On a RAC to RAC data guard configuration (11.1.0.7) network wait class and waits on LGWR LNS seem to appear out of the blue. System has been running for a quite a number of years and there has not been any changes to network or any other hardware (NIC, cables and etc). Output from the emconsole
Drilling down to "other" wait class could see following LGWR LNS wait
The wait histogram showed a constant value of 16ms
Following was observed in the network wait class drill down
Metalink note Data Guard Wait Events (233491.1) describes these wait event as "ARCH wait on ATTACH - This wait event monitors the amount of time spent by all archive processes to spawn an RFS connection. The LGWR-LNS wait on channel wait event is for standby destinations configured with either the LGWR ASYNC or LGWR SYNC=PARALLEL attributes.
LGWR-LNS wait on channel - This wait event monitors the amount of time spent by the log writer (LGWR) process or the network server processes waiting to receive messages on KSR channels."
During this time there was a considerable archive gap between primary and standby and FAL gap resolution seems unable to resolve it. (FAL use to work fine).
The thought of making changes to transport related values in Oracle net (send and receive buffer) was suppressed since there has not been any hardware changes.
Metalink didn't give any more than definition for these waits.
Googling yield a forum post with a mention of metalink note Bug 5576816 - FAL gap resolution does not work with max_connection set in some scenario.
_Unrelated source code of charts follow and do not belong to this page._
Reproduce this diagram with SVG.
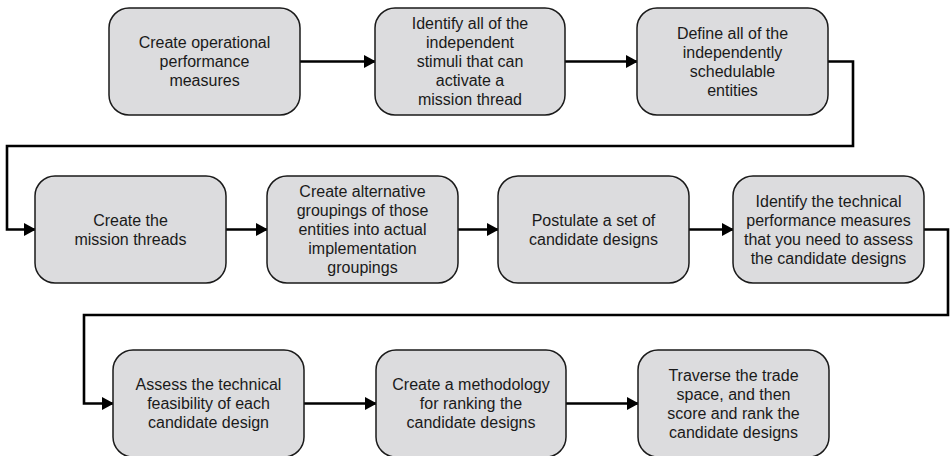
<svg xmlns="http://www.w3.org/2000/svg" width="950" height="456" viewBox="0 0 950 456">
  <style>
    .box { fill: #dcdcde; stroke: #1a1a1a; stroke-width: 1.5; }
    .lbl { font-family: "Liberation Sans", Arial, sans-serif; font-size: 16px; fill: #1a1a1a; text-anchor: middle; }
    .conn { fill: none; stroke: #000; stroke-width: 2.6; stroke-linejoin: miter; marker-end: url(#arrow); }
  </style>
  <defs>
    <marker id="arrow" markerUnits="userSpaceOnUse" markerWidth="12" markerHeight="13" refX="11" refY="6.5" orient="auto">
      <path d="M0,0 L12,6.5 L0,13 z" fill="#000"/>
    </marker>
  </defs>
  <rect width="950" height="456" fill="#fff"/>

  <!-- connectors -->
  <g id="connectors">
    <path class="conn" d="M300,61.5 H375"/>
    <path class="conn" d="M565,61.5 H637"/>
    <path class="conn" d="M828,61.5 H853 V146 H7 V229.5 H35"/>
    <path class="conn" d="M226,229.5 H267"/>
    <path class="conn" d="M458,229.5 H498"/>
    <path class="conn" d="M689,229.5 H733"/>
    <path class="conn" d="M924,229.5 H948 V315 H84 V403.5 H113"/>
    <path class="conn" d="M304,403.5 H376"/>
    <path class="conn" d="M566,403.5 H638"/>
  </g>

  <!-- row 1 -->
  <g id="n1">
    <rect class="box" x="109" y="8" width="191" height="107" rx="20"/>
    <text class="lbl" x="204.5" y="48">Create operational</text>
    <text class="lbl" x="204.5" y="67">performance</text>
    <text class="lbl" x="204.5" y="86">measures</text>
  </g>
  <g id="n2">
    <rect class="box" x="375" y="8" width="190" height="107" rx="20"/>
    <text class="lbl" x="470" y="29">Identify all of the</text>
    <text class="lbl" x="470" y="48">independent</text>
    <text class="lbl" x="470" y="67">stimuli that can</text>
    <text class="lbl" x="470" y="86">activate a</text>
    <text class="lbl" x="470" y="105">mission thread</text>
  </g>
  <g id="n3">
    <rect class="box" x="637" y="8" width="191" height="107" rx="20"/>
    <text class="lbl" x="732.5" y="38.5">Define all of the</text>
    <text class="lbl" x="732.5" y="57.5">independently</text>
    <text class="lbl" x="732.5" y="76.5">schedulable</text>
    <text class="lbl" x="732.5" y="95.5">entities</text>
  </g>

  <!-- row 2 -->
  <g id="n4">
    <rect class="box" x="35" y="176" width="191" height="107" rx="20"/>
    <text class="lbl" x="130.5" y="225.5">Create the</text>
    <text class="lbl" x="130.5" y="244.5">mission threads</text>
  </g>
  <g id="n5">
    <rect class="box" x="267" y="176" width="191" height="107" rx="20"/>
    <text class="lbl" x="362.5" y="197">Create alternative</text>
    <text class="lbl" x="362.5" y="216">groupings of those</text>
    <text class="lbl" x="362.5" y="235">entities into actual</text>
    <text class="lbl" x="362.5" y="254">implementation</text>
    <text class="lbl" x="362.5" y="273">groupings</text>
  </g>
  <g id="n6">
    <rect class="box" x="498" y="176" width="191" height="107" rx="20"/>
    <text class="lbl" x="593.5" y="225.5">Postulate a set of</text>
    <text class="lbl" x="593.5" y="244.5">candidate designs</text>
  </g>
  <g id="n7">
    <rect class="box" x="733" y="176" width="191" height="107" rx="20"/>
    <text class="lbl" x="828.5" y="206.5">Identify the technical</text>
    <text class="lbl" x="828.5" y="225.5">performance measures</text>
    <text class="lbl" x="828.5" y="244.5">that you need to assess</text>
    <text class="lbl" x="828.5" y="263.5">the candidate designs</text>
  </g>

  <!-- row 3 -->
  <g id="n8">
    <rect class="box" x="113" y="350" width="191" height="107" rx="20"/>
    <text class="lbl" x="208.5" y="390">Assess the technical</text>
    <text class="lbl" x="208.5" y="409">feasibility of each</text>
    <text class="lbl" x="208.5" y="428">candidate design</text>
  </g>
  <g id="n9">
    <rect class="box" x="376" y="350" width="190" height="107" rx="20"/>
    <text class="lbl" x="471" y="390">Create a methodology</text>
    <text class="lbl" x="471" y="409">for ranking the</text>
    <text class="lbl" x="471" y="428">candidate designs</text>
  </g>
  <g id="n10">
    <rect class="box" x="638" y="350" width="191" height="107" rx="20"/>
    <text class="lbl" x="733.5" y="380.5">Traverse the trade</text>
    <text class="lbl" x="733.5" y="399.5">space, and then</text>
    <text class="lbl" x="733.5" y="418.5">score and rank the</text>
    <text class="lbl" x="733.5" y="437.5">candidate designs</text>
  </g>
</svg>
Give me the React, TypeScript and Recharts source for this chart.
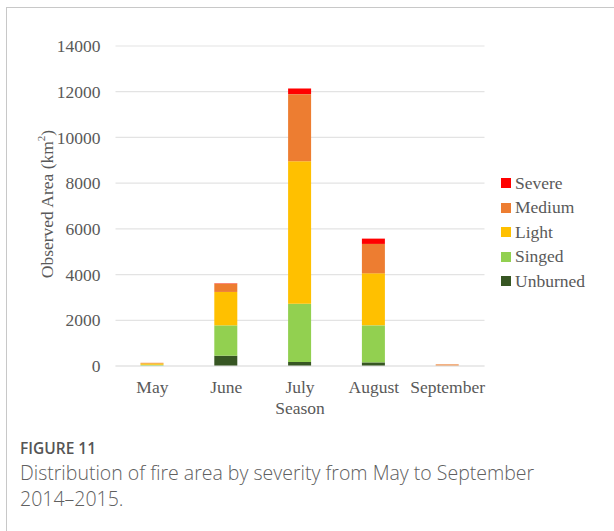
import React from 'react';
import { BarChart, Bar, XAxis, YAxis, CartesianGrid, Label } from 'recharts';

const months = ['May', 'June', 'July', 'August', 'September'];
const unburned = [5, 450, 175, 158, 0];
const singed = [50, 1328, 2553, 1620, 5];
const light = [60, 1462, 6230, 2276, 5];
const medium = [25, 363, 2936, 1287, 60];
const severe = [0, 15, 247, 232, 0];
const yTicks = [0, 2000, 4000, 6000, 8000, 10000, 12000, 14000];

const seriesNames = ['Unburned', 'Singed', 'Light', 'Medium', 'Severe'];
const seriesColors = ['#375623', '#92D050', '#FFC000', '#ED7D31', '#FF0000'];
const seriesValues = [unburned, singed, light, medium, severe];

const data = months.map((m, i) => {
  const row: Record<string, number | string> = { month: m };
  seriesNames.forEach((s, j) => {
    row[s] = seriesValues[j][i];
  });
  return row;
});

const serif = '"Liberation Serif", "Times New Roman", serif';
const axisColor = '#595959';

export default function App() {
  const legendOrder = [...seriesNames].reverse();
  const legendColors = [...seriesColors].reverse();
  return (
    <div style={{ position: 'absolute', left: 0, top: 0, width: 614, height: 531, background: '#fff', overflow: 'hidden' }}>
      <div style={{ position: 'absolute', left: 6, top: 7, width: 700, height: 600, borderLeft: '1.5px solid #c8c8c8', borderTop: '1.5px solid #c8c8c8' }} />
      <div style={{ position: 'absolute', left: 0, top: 0 }}>
        <BarChart
          width={614}
          height={420}
          data={data}
          margin={{ top: 46, right: 129.5, left: 0, bottom: 0 }}
          barSize={23}
        >
          <CartesianGrid vertical={false} stroke="#e3e3e3" strokeWidth={1.2} />
          <XAxis
            dataKey="month"
            height={54}
            axisLine={{ stroke: '#e3e3e3', strokeWidth: 1.2 }}
            tickLine={false}
            tick={{ fill: axisColor, fontSize: 17.5, fontFamily: serif }}
            tickMargin={9}
            interval={0}
          >
            <Label value="Season" position="insideTop" offset={36} style={{ fill: axisColor, fontSize: 17.5, fontFamily: serif }} />
          </XAxis>
          <YAxis
            width={115.5}
            domain={[0, 14000]}
            ticks={yTicks}
            axisLine={false}
            tickLine={false}
            tick={{ fill: axisColor, fontSize: 17.5, fontFamily: serif }}
            tickMargin={9}
          >
            <Label
              angle={-90}
              position="insideLeft"
              offset={0}
              content={(props: any) => {
                const vb = props.viewBox || {};
                const cx = 47;
                const cy = (vb.y || 46) + (vb.height || 320) / 2 - 2;
                return (
                  <text
                    x={cx}
                    y={cy}
                    transform={`rotate(-90, ${cx}, ${cy})`}
                    textAnchor="middle"
                    dominantBaseline="central"
                    fill={axisColor}
                    fontSize={17.5}
                    fontFamily={serif}
                  >
                    Observed Area (km<tspan dy={-6} fontSize={11}>2</tspan><tspan dy={6}>)</tspan>
                  </text>
                );
              }}
            />
          </YAxis>
          {seriesNames.map((s, j) => (
            <Bar key={s} dataKey={s} stackId="a" fill={seriesColors[j]} isAnimationActive={false} />
          ))}
        </BarChart>
      </div>
      <div style={{ position: 'absolute', left: 501, top: 171 }}>
        {legendOrder.map((s, i) => (
          <div key={s} style={{ display: 'flex', alignItems: 'center', height: 24.5, fontFamily: serif, fontSize: 17.5, color: axisColor }}>
            <span style={{ display: 'inline-block', width: 10, height: 10, background: legendColors[i], marginRight: 4 }} />
            <span>{s}</span>
          </div>
        ))}
      </div>
      <div style={{ position: 'absolute', left: 20, top: 437, fontFamily: '"Open Sans", sans-serif', fontSize: 15.5, fontWeight: 600, color: '#555' }}>
        FIGURE 11
      </div>
      <div style={{ position: 'absolute', left: 20, top: 460, width: 580, fontFamily: '"Open Sans", sans-serif', fontSize: 19.5, lineHeight: '25.5px', fontWeight: 300, color: '#606060' }}>
        Distribution of fire area by severity from May to September{' '}
        <span style={{ whiteSpace: 'nowrap' }}>2014–2015.</span>
      </div>
    </div>
  );
}
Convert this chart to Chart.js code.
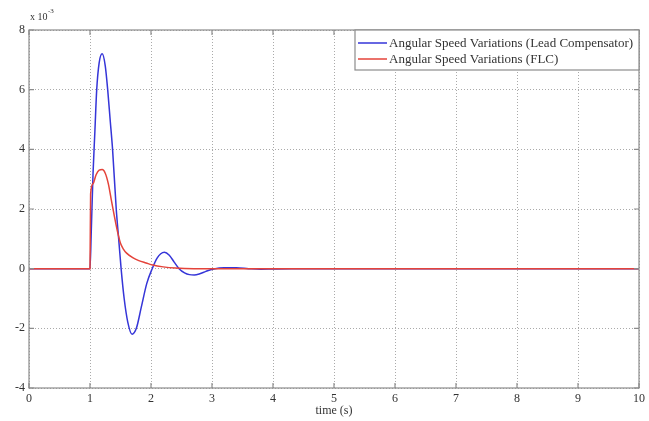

This was applicable for 10.2.0.3 not 11.1.0.7 but the recommendation on the posting (found through googling) was to kill all the archive processes in primary(these will get restated as soon as they get killed). Reason given was that these archive processes were "stuck" and need restart. Looking at the emconsole it was also visible waits were happening on the archive processes.
Tried to kill the archive processors "proper way" by changing the log_archive_max_processes to 1 but this didn't kill any of the processes. Even after setting it to 1 all the archive processes were running. Then did a rolling shutdown and start up of the primary which resolved the issue.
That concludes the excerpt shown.